A: Do your best to reconstruct the records using exchange statements, blockchain explorers, and bank records. If you absolutely can't determine your cost basis, you may need to use $0 as your cost basis (which means more taxes owed). Check our tax glossary for more information about cost basis rules.
Q: Are crypto airdrops taxable?
A: Yes, airdrops are generally taxable as income at their fair market value when received. If tokens were airdropped when they had no established value, you might report $0 income, but once they gain value and you sell them, that would be a capital gain.
Q: Can I deduct crypto losses?
A: Yes, you can deduct capital losses from crypto against capital gains plus up to $3,000 per year against ordinary income.

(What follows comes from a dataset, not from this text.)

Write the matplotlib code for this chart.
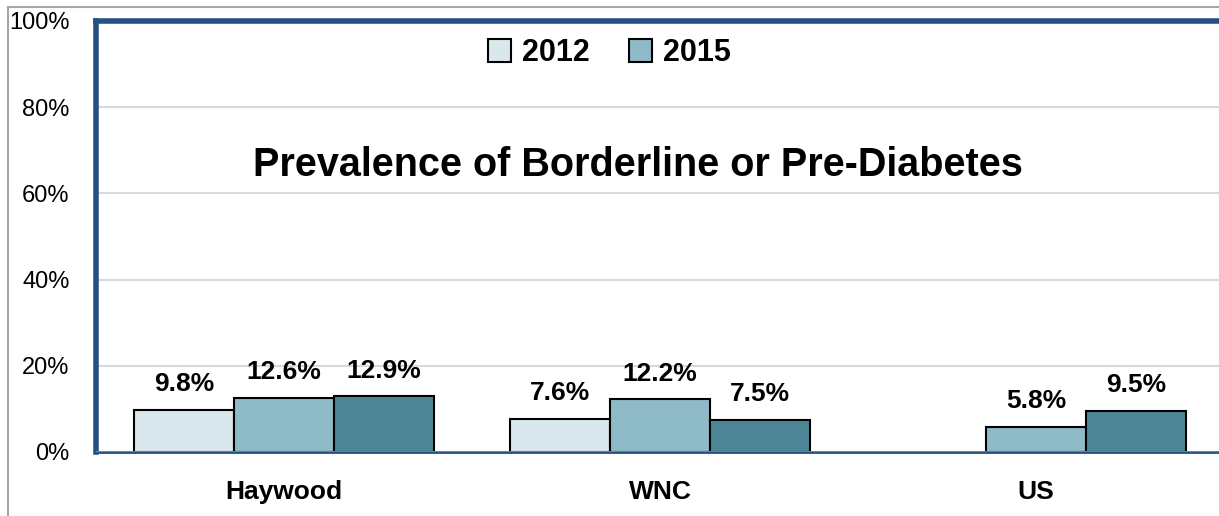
import numpy as np
import matplotlib
matplotlib.use("Agg")
import matplotlib.pyplot as plt
from matplotlib.patches import Patch
from matplotlib.lines import Line2D

# data
categories = ["Haywood", "WNC", "US"]
vals_2012 = [9.8, 7.6, np.nan]
vals_2015 = [12.6, 12.2, 5.8]
vals_third = [12.9, 7.5, 9.5]
yticks = [0, 20, 40, 60, 80, 100]

c_2012 = "#DAE8EE"
c_2015 = "#8FBAC8"
c_third = "#4D8797"
frame_blue = "#264F82"
sans = ["Liberation Sans", "DejaVu Sans"]

fig = plt.figure(figsize=(12.19, 5.16), dpi=100)
ax = fig.add_axes([96 / 1219, 1 - 452 / 516, 1128 / 1219, 431 / 516])

x = np.arange(len(categories))
w = 100 / 376
ax.bar(x - w, vals_2012, w, color=c_2012, edgecolor="black", linewidth=1.5, zorder=3)
ax.bar(x, vals_2015, w, color=c_2015, edgecolor="black", linewidth=1.5, zorder=3)
ax.bar(x + w, vals_third, w, color=c_third, edgecolor="black", linewidth=1.5, zorder=3)

for off, vals in [(-w, vals_2012), (0, vals_2015), (w, vals_third)]:
    for xi, v in zip(x, vals):
        if np.isnan(v):
            continue
        ax.annotate(f"{v:.1f}%", (xi + off, v), xytext=(0, 10), textcoords="offset points",
                    ha="center", va="bottom", fontsize=19, fontweight="bold", family=sans)

ax.set_xlim(-0.5, 2.5)
ax.set_ylim(0, 100)
ax.set_yticks(yticks)
ax.set_yticklabels([f"{t}%" for t in yticks], family=sans, fontsize=17)
ax.set_xticks(x)
ax.set_xticklabels(categories, family=sans, fontsize=19, fontweight="bold")
ax.tick_params(axis="y", length=0, pad=19)
ax.tick_params(axis="x", length=0, pad=20)
ax.grid(axis="y", color="#D9D9D9", linewidth=1.5, zorder=0)
ax.axhline(0, color="#8C8C8C", linewidth=2, zorder=4)

for s in ["left", "top", "right"]:
    ax.spines[s].set_color(frame_blue)
    ax.spines[s].set_linewidth(4)
ax.spines["bottom"].set_color(frame_blue)
ax.spines["bottom"].set_linewidth(2)

ax.text(0.48, 0.665, "Prevalence of Borderline or Pre-Diabetes", transform=ax.transAxes,
        ha="center", va="center", fontsize=28.5, fontweight="bold", family=sans)

handles = [Patch(facecolor=c_2012, edgecolor="black", linewidth=1.5),
           Patch(facecolor=c_2015, edgecolor="black", linewidth=1.5)]
leg = ax.legend(handles, ["2012", "2015"], loc="center", bbox_to_anchor=(0.455, 0.925),
                ncol=2, frameon=False, handlelength=0.75, handleheight=0.75,
                handletextpad=0.35, columnspacing=1.3,
                prop={"family": sans, "size": 22, "weight": "bold"})

# outer picture border (grey)
fig.add_artist(Line2D([8 / 1219, 8 / 1219], [0, 1 - 7 / 516], color="#A6A6A6", linewidth=1.5))
fig.add_artist(Line2D([8 / 1219, 1], [1 - 7 / 516, 1 - 7 / 516], color="#A6A6A6", linewidth=1.5))

fig.savefig("out.png", dpi=100)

Any remaining losses carry forward to future years.
Q: What if I traded on a foreign exchange?
A: You still need to report all crypto transactions to the IRS regardless of where the exchange is located. You may also need to file additional forms like FBAR or Form 8938 if you have significant foreign crypto holdings.
Wrapping Up: Your Next Steps
Crypto taxes don't have to be scary if you stay organized and understand the basics. Start by gathering all your transaction records, consider using crypto tax software to calculate your gains and losses, and don't hesitate to get professional help if your situation is complex.
Remember, the IRS is paying more attention to crypto than ever before. Getting your crypto taxes right isn't just about compliance—it's about avoiding headaches down the road. Take the time to do it properly, and you'll thank yourself later.
The most important thing? Start keeping good records now, even if you're behind on previous years. Your future self (and your accountant) will thank you.